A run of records
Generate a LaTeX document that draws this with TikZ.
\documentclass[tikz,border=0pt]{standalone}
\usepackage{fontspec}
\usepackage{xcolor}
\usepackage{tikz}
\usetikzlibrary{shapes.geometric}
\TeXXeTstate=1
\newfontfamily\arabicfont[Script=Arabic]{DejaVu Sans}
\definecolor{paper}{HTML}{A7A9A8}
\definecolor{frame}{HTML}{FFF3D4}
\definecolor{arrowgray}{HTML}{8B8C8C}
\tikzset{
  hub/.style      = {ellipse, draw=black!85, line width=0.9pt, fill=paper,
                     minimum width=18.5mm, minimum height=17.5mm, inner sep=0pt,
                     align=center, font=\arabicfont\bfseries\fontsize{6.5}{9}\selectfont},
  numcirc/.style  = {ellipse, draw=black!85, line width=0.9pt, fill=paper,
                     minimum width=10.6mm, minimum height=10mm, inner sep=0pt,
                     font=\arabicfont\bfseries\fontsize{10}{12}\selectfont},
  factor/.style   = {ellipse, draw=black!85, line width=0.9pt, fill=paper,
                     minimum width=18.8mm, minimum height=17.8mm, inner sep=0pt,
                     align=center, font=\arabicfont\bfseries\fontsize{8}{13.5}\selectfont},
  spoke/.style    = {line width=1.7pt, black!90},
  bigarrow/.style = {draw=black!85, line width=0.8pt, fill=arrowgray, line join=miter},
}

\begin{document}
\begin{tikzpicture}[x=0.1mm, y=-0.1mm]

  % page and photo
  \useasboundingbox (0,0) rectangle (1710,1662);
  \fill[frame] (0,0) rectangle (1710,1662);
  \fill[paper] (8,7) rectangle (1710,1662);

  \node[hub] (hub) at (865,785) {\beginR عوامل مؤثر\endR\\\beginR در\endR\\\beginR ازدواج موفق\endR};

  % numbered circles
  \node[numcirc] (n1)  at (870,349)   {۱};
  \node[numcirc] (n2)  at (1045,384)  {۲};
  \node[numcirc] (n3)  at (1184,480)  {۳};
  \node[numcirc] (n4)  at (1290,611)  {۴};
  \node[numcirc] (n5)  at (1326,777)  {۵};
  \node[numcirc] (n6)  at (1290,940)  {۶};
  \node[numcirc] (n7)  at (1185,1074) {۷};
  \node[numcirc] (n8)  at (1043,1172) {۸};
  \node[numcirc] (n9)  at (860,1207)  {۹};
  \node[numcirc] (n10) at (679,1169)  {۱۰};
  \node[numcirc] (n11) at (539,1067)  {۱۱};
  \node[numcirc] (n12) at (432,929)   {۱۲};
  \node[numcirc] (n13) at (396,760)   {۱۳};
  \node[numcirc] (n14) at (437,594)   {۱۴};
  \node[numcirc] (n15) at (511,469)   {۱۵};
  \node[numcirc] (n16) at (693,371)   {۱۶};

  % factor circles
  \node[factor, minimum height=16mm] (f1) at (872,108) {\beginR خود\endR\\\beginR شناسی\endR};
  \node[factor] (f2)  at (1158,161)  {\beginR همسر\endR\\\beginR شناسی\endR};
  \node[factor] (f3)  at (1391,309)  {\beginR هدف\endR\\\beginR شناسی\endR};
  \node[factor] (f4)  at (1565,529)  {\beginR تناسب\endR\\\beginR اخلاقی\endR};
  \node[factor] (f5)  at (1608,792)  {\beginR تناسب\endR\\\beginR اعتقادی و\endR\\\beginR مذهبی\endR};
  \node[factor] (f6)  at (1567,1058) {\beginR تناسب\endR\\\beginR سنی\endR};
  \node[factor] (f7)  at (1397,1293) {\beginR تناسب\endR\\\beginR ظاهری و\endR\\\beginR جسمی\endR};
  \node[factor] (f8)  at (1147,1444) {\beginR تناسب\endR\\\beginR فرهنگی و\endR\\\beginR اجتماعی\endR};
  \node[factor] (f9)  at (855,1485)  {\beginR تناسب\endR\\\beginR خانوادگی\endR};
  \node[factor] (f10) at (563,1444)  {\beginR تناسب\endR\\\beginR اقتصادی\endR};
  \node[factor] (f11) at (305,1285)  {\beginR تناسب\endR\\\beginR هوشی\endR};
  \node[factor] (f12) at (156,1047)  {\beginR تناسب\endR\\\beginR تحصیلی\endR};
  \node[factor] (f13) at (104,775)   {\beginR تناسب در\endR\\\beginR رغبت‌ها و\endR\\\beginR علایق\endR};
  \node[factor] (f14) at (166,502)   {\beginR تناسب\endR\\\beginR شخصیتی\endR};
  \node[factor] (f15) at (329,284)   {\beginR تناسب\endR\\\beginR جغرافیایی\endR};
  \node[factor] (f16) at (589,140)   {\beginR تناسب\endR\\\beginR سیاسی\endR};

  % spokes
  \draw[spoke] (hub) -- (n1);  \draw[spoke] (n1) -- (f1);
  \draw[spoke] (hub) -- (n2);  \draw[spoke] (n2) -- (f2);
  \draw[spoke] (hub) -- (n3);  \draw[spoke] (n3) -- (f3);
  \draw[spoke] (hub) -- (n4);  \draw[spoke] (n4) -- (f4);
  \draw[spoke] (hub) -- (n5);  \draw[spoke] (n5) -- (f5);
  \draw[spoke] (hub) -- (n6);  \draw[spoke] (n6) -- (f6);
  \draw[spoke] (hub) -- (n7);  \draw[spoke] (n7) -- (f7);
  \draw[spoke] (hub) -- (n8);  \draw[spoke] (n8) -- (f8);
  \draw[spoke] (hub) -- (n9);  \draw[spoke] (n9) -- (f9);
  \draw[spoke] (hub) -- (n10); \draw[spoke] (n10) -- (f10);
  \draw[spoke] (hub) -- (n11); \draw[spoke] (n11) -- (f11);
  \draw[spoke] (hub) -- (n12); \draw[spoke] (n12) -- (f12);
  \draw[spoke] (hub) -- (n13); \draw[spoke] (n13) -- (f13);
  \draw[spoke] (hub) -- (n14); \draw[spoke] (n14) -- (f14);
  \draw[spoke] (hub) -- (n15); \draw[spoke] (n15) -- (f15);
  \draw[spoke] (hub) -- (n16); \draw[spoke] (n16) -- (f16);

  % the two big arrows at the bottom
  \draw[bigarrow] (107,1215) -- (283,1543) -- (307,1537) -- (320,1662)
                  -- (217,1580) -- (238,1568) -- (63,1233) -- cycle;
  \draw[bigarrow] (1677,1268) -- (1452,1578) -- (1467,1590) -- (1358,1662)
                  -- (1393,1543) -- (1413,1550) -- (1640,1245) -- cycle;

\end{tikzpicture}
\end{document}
==
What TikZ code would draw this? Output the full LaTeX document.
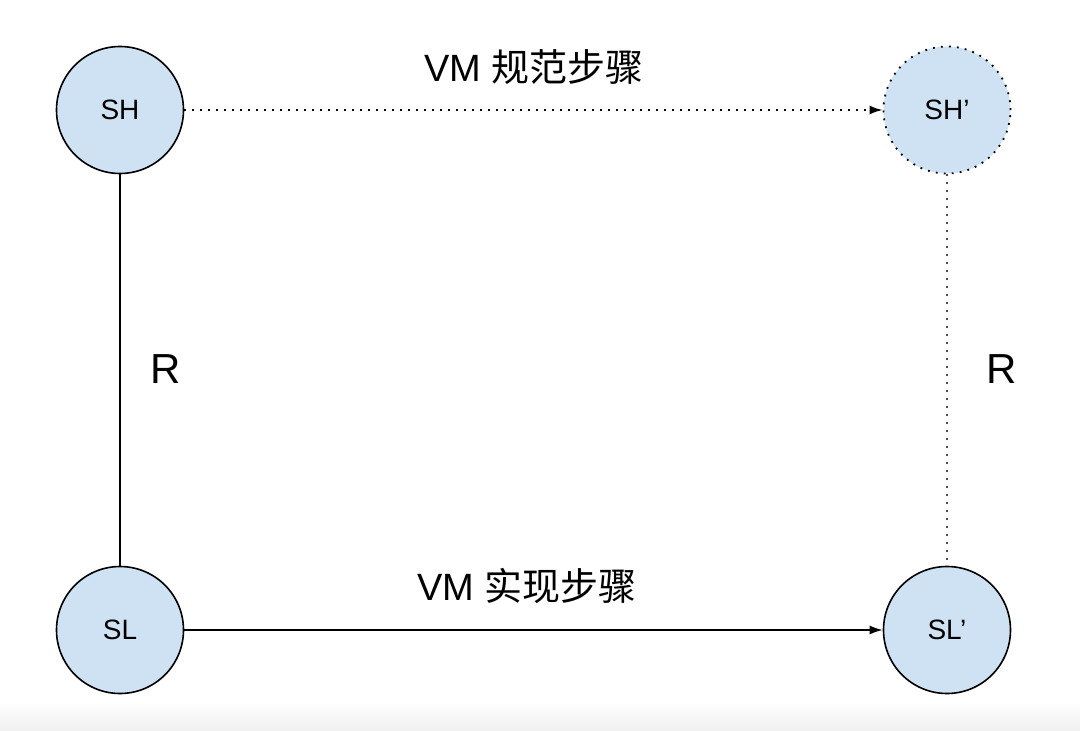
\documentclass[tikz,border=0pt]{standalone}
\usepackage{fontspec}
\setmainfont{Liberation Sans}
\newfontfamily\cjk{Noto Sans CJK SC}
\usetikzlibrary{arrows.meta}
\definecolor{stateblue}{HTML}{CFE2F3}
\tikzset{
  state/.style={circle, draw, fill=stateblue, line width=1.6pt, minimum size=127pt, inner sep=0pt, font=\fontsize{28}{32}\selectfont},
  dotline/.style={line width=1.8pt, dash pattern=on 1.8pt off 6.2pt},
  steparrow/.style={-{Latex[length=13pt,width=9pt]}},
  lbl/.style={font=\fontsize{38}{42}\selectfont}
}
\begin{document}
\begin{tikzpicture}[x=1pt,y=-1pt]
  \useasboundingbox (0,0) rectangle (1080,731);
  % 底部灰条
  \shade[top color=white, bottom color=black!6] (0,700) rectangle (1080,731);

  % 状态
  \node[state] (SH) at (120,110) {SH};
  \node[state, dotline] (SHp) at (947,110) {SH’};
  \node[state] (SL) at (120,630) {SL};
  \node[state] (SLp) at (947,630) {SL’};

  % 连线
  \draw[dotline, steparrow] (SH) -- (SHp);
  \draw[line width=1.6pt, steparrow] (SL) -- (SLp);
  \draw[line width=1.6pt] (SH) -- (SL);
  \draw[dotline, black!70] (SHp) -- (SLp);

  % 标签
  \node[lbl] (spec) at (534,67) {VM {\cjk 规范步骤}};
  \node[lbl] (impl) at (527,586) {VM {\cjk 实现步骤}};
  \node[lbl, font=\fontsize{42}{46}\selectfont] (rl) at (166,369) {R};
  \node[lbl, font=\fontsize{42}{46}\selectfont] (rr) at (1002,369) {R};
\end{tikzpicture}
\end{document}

## OBJECTIVE
Write out again exactly the lines above from the one with "What TikZ code" through the one with "(SLp) at (947,630)", adding no other lines and no pictures.

## ANSWER FOR THIS EXERCISE
What TikZ code would draw this? Output the full LaTeX document.
\documentclass[tikz,border=0pt]{standalone}
\usepackage{fontspec}
\setmainfont{Liberation Sans}
\newfontfamily\cjk{Noto Sans CJK SC}
\usetikzlibrary{arrows.meta}
\definecolor{stateblue}{HTML}{CFE2F3}
\tikzset{
  state/.style={circle, draw, fill=stateblue, line width=1.6pt, minimum size=127pt, inner sep=0pt, font=\fontsize{28}{32}\selectfont},
  dotline/.style={line width=1.8pt, dash pattern=on 1.8pt off 6.2pt},
  steparrow/.style={-{Latex[length=13pt,width=9pt]}},
  lbl/.style={font=\fontsize{38}{42}\selectfont}
}
\begin{document}
\begin{tikzpicture}[x=1pt,y=-1pt]
  \useasboundingbox (0,0) rectangle (1080,731);
  % 底部灰条
  \shade[top color=white, bottom color=black!6] (0,700) rectangle (1080,731);

  % 状态
  \node[state] (SH) at (120,110) {SH};
  \node[state, dotline] (SHp) at (947,110) {SH’};
  \node[state] (SL) at (120,630) {SL};
  \node[state] (SLp) at (947,630) {SL’};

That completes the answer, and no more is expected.